* START *

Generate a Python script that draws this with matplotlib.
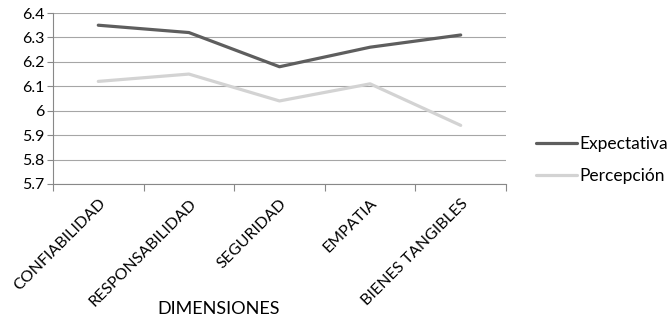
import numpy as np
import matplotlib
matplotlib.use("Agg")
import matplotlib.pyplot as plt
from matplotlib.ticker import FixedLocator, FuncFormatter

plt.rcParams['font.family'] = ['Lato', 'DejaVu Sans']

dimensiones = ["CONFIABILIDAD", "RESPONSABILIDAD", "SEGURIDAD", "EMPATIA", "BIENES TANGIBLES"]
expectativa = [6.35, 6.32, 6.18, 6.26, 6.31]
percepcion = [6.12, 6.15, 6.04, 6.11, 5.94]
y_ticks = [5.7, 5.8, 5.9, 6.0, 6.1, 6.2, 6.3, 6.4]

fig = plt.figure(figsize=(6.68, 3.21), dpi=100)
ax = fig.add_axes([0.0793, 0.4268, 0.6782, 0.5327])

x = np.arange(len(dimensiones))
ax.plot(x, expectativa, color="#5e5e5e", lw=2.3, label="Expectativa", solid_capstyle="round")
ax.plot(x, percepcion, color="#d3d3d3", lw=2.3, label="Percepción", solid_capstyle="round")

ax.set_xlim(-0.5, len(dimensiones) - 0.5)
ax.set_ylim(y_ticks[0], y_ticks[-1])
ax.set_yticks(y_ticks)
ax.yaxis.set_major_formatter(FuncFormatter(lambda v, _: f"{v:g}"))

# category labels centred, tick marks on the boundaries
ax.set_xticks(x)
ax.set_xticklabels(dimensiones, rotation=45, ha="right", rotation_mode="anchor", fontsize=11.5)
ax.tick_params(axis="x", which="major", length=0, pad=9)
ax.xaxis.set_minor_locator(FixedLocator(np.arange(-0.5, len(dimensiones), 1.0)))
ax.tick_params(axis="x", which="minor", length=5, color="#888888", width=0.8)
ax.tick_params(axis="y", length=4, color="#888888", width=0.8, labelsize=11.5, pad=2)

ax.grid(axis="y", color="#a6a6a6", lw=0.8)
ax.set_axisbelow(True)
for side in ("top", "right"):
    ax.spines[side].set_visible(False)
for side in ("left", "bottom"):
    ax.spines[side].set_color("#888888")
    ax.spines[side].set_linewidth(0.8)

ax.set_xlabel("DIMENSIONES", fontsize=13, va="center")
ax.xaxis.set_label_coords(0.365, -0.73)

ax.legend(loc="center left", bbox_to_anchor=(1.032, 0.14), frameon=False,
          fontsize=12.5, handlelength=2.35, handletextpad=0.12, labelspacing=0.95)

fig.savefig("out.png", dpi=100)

* END *

Give the material again exactly as it is, but keep the pictures out.

Generate a Python script that draws this with matplotlib.
import numpy as np
import matplotlib
matplotlib.use("Agg")
import matplotlib.pyplot as plt
from matplotlib.ticker import FixedLocator, FuncFormatter

plt.rcParams['font.family'] = ['Lato', 'DejaVu Sans']

dimensiones = ["CONFIABILIDAD", "RESPONSABILIDAD", "SEGURIDAD", "EMPATIA", "BIENES TANGIBLES"]
expectativa = [6.35, 6.32, 6.18, 6.26, 6.31]
percepcion = [6.12, 6.15, 6.04, 6.11, 5.94]
y_ticks = [5.7, 5.8, 5.9, 6.0, 6.1, 6.2, 6.3, 6.4]

fig = plt.figure(figsize=(6.68, 3.21), dpi=100)
ax = fig.add_axes([0.0793, 0.4268, 0.6782, 0.5327])

x = np.arange(len(dimensiones))
ax.plot(x, expectativa, color="#5e5e5e", lw=2.3, label="Expectativa", solid_capstyle="round")
ax.plot(x, percepcion, color="#d3d3d3", lw=2.3, label="Percepción", solid_capstyle="round")

ax.set_xlim(-0.5, len(dimensiones) - 0.5)
ax.set_ylim(y_ticks[0], y_ticks[-1])
ax.set_yticks(y_ticks)
ax.yaxis.set_major_formatter(FuncFormatter(lambda v, _: f"{v:g}"))

# category labels centred, tick marks on the boundaries
ax.set_xticks(x)
ax.set_xticklabels(dimensiones, rotation=45, ha="right", rotation_mode="anchor", fontsize=11.5)
ax.tick_params(axis="x", which="major", length=0, pad=9)
ax.xaxis.set_minor_locator(FixedLocator(np.arange(-0.5, len(dimensiones), 1.0)))
ax.tick_params(axis="x", which="minor", length=5, color="#888888", width=0.8)
ax.tick_params(axis="y", length=4, color="#888888", width=0.8, labelsize=11.5, pad=2)

ax.grid(axis="y", color="#a6a6a6", lw=0.8)
ax.set_axisbelow(True)
for side in ("top", "right"):
    ax.spines[side].set_visible(False)
for side in ("left", "bottom"):
    ax.spines[side].set_color("#888888")
    ax.spines[side].set_linewidth(0.8)

ax.set_xlabel("DIMENSIONES", fontsize=13, va="center")
ax.xaxis.set_label_coords(0.365, -0.73)

ax.legend(loc="center left", bbox_to_anchor=(1.032, 0.14), frameon=False,
          fontsize=12.5, handlelength=2.35, handletextpad=0.12, labelspacing=0.95)

fig.savefig("out.png", dpi=100)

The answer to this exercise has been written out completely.